The writ petition before the High Court of Tripura challenged the constitutional validity of Section 16(2)(c) of the Central Goods and Services Tax Act, 2017 and assailed the order dated 17.05.2022 passed by the Assistant Commissioner confirming a demand of ₹1,11,60,830 along with interest and penalty under Section 73 of the Act.

The petitioner, a proprietary concern engaged in trading of rubber products, had purchased goods from a registered supplier on payment of applicable GST and subsequently sold the goods in the ordinary course of business. The transactions were duly reflected in the supplier’s GSTR-1 returns; however, the supplier failed to deposit the tax collected with the Government and filed NIL GSTR-3B returns. On this basis, the department denied Input Tax Credit to the petitioner and blocked its electronic credit ledger, holding that the condition prescribed under Section 16(2)(c) of the Act had not been fulfilled.

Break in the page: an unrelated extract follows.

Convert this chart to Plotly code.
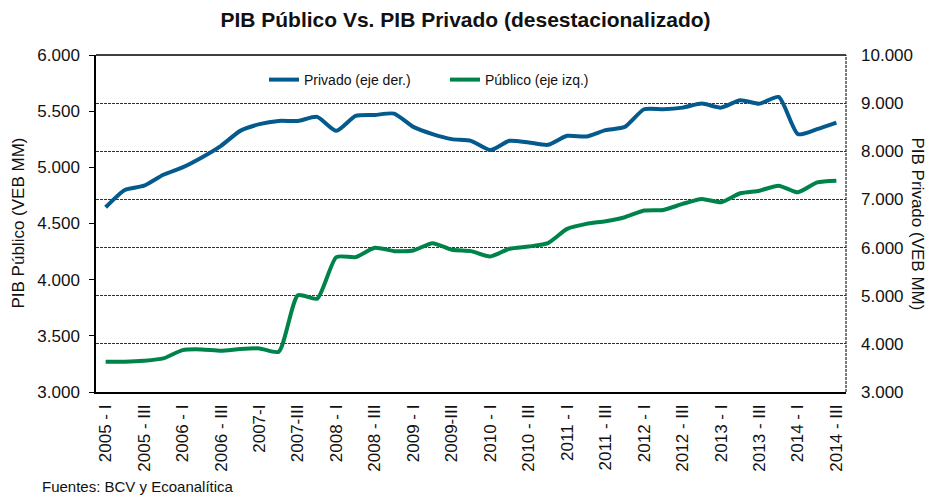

The petitioner contended that it had paid the tax to the supplier, possessed valid tax invoices, received the goods, and complied with all statutory requirements. It was argued that there exists no mechanism under the GST law enabling a purchaser to verify whether the supplier has actually deposited the tax with the Government. Denial of ITC in such circumstances, it was submitted, amounts to penalising a bona fide purchaser for the default of another person and results in double taxation, violating Articles 14, 19(1)(g), 265, and 300-A of the Constitution of India.

The respondents defended the provision by asserting that Input Tax Credit is a statutory concession subject to conditions and restrictions, and that courts should exercise restraint in interfering with fiscal legislation. It was contended that unless tax is actually paid to the Government, ITC cannot be allowed to the recipient.

Upon examination, the Court noted that it is practically impossible for a purchasing dealer to ensure or verify whether the supplier has discharged its tax liability to the Government. The purchaser has no control over the supplier’s compliance and cannot be expected to anticipate future defaults. Imposing such an onerous burden on a bona fide purchasing dealer was held to be unreasonable and arbitrary.

The Court relied on the reasoning adopted by the Delhi High Court in Quest Merchandising India Pvt. Ltd., which was affirmed by the Supreme Court in Arise India Ltd. and later followed in Shanti Kiran India (P) Ltd. The principle emerging from these decisions is that denial of ITC should be restricted to cases involving collusion, fraud, or non-bona fide transactions, and that a purchaser cannot be asked to do the impossible by ensuring the supplier’s tax payment.

The Court also took note of the decisions of the Gauhati High Court in National Plasto Moulding v. State of Assam and McLeod Russel India Ltd. v. Union of India, which similarly read down Section 16(2)(c) of the CGST Act in favour of bona fide purchasing dealers. While acknowledging that some High Courts had upheld the provision without reading it down, the Court observed that those decisions did not adequately consider the practical impossibility faced by purchasers or the binding precedents of the Supreme Court.

The Court reiterated the fundamental principle that Input Tax Credit is designed to prevent cascading and double taxation under the GST regime. In the absence of an express statutory provision authorising double taxation, a purchaser who has already paid tax to the supplier cannot be compelled to bear the tax burden again by denial of ITC.

Accordingly, the High Court held that while Section 16(2)(c) of the CGST Act is constitutionally valid, it must be read down. The provision cannot be interpreted to deny ITC to a purchasing dealer who has entered into a bona fide transaction with a registered supplier and complied with all statutory requirements. Denial of ITC is permissible only where the transaction is found to be non-bona fide, collusive, or fraudulent with intent to defraud the revenue.

The impugned order dated 17.05.2022 was set aside, and the respondents were directed to forthwith allow Input Tax Credit of ₹1,11,60,830 to the petitioner. The writ petition was partly allowed with no order as to costs.